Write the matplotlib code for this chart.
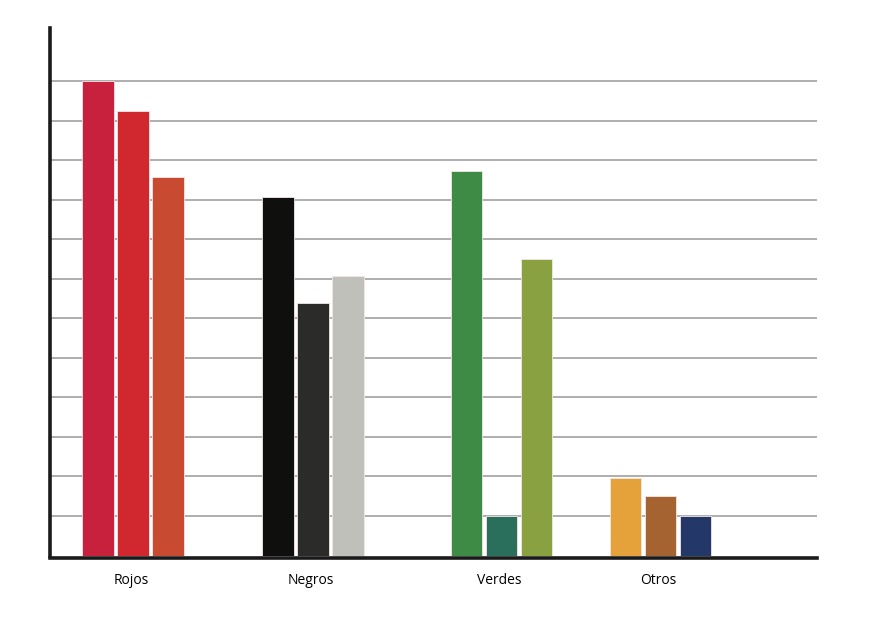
import numpy as np
import matplotlib.pyplot as plt

plt.rcParams['font.family'] = ['Open Sans', 'DejaVu Sans']

grupos = ['Rojos', 'Negros', 'Verdes', 'Otros']

# valores (tres barras por grupo)
rojos = [12.0, 11.25, 9.58]
negros = [9.06, 6.39, 7.07]
verdes = [9.73, 1.0, 7.5]
otros = [1.95, 1.5, 1.0]

colores = [
    ['#C8213E', '#D0282E', '#C84A30'],
    ['#0F0F0D', '#2B2B29', '#BFC0BA'],
    ['#3E8B45', '#2A6E5C', '#89A140'],
    ['#E5A23A', '#A56331', '#243769'],
]

# posiciones de los grupos (en píxeles desde el eje)
centros = [83.5, 263.5, 452, 611]
paso = 35
ancho = 31.5

W, H = 871, 619
fig = plt.figure(figsize=(W / 100, H / 100), dpi=100)
ax = fig.add_axes([49.5 / W, (H - 555.5) / H, (817 - 49.5) / W, (555.5 - 28) / H])

for c, vals, cols in zip(centros, [rojos, negros, verdes, otros], colores):
    xs = c + (np.arange(3) - 1) * paso
    ax.bar(xs, vals, width=ancho, color=cols, edgecolor='#f4e6e6',
           linewidth=0.6, zorder=3)

ax.set_xlim(0, 767.5)
ax.set_ylim(0, 13.34)
ax.set_yticks(np.arange(1, 13))
ax.yaxis.grid(True, color='#999999', linewidth=1.1, zorder=0)
ax.tick_params(axis='y', length=0, labelleft=False)

ax.set_xticks([c - 2 for c in centros])
ax.set_xticklabels(grupos, fontsize=10.5, color='#222222')
ax.tick_params(axis='x', length=0, pad=11)

for s in ['top', 'right']:
    ax.spines[s].set_visible(False)
for s in ['left', 'bottom']:
    ax.spines[s].set_linewidth(2.6)
    ax.spines[s].set_color('#1a1a1a')
    ax.spines[s].set_zorder(4)
ax.spines['bottom'].set_position(('outward', 1.8))

fig.savefig('out.png', dpi=100)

> PROBLEM DESCRIPTION
Repeat, exactly and in full, each line from the start of the data to the line that contains "ax = fig.add_axes([49.5". Pictures do not go in.

> RESULT OF THIS EXERCISE
Write the matplotlib code for this chart.
import numpy as np
import matplotlib.pyplot as plt

plt.rcParams['font.family'] = ['Open Sans', 'DejaVu Sans']

grupos = ['Rojos', 'Negros', 'Verdes', 'Otros']

# valores (tres barras por grupo)
rojos = [12.0, 11.25, 9.58]
negros = [9.06, 6.39, 7.07]
verdes = [9.73, 1.0, 7.5]
otros = [1.95, 1.5, 1.0]

colores = [
    ['#C8213E', '#D0282E', '#C84A30'],
    ['#0F0F0D', '#2B2B29', '#BFC0BA'],
    ['#3E8B45', '#2A6E5C', '#89A140'],
    ['#E5A23A', '#A56331', '#243769'],
]

# posiciones de los grupos (en píxeles desde el eje)
centros = [83.5, 263.5, 452, 611]
paso = 35
ancho = 31.5

W, H = 871, 619
fig = plt.figure(figsize=(W / 100, H / 100), dpi=100)
ax = fig.add_axes([49.5 / W, (H - 555.5) / H, (817 - 49.5) / W, (555.5 - 28) / H])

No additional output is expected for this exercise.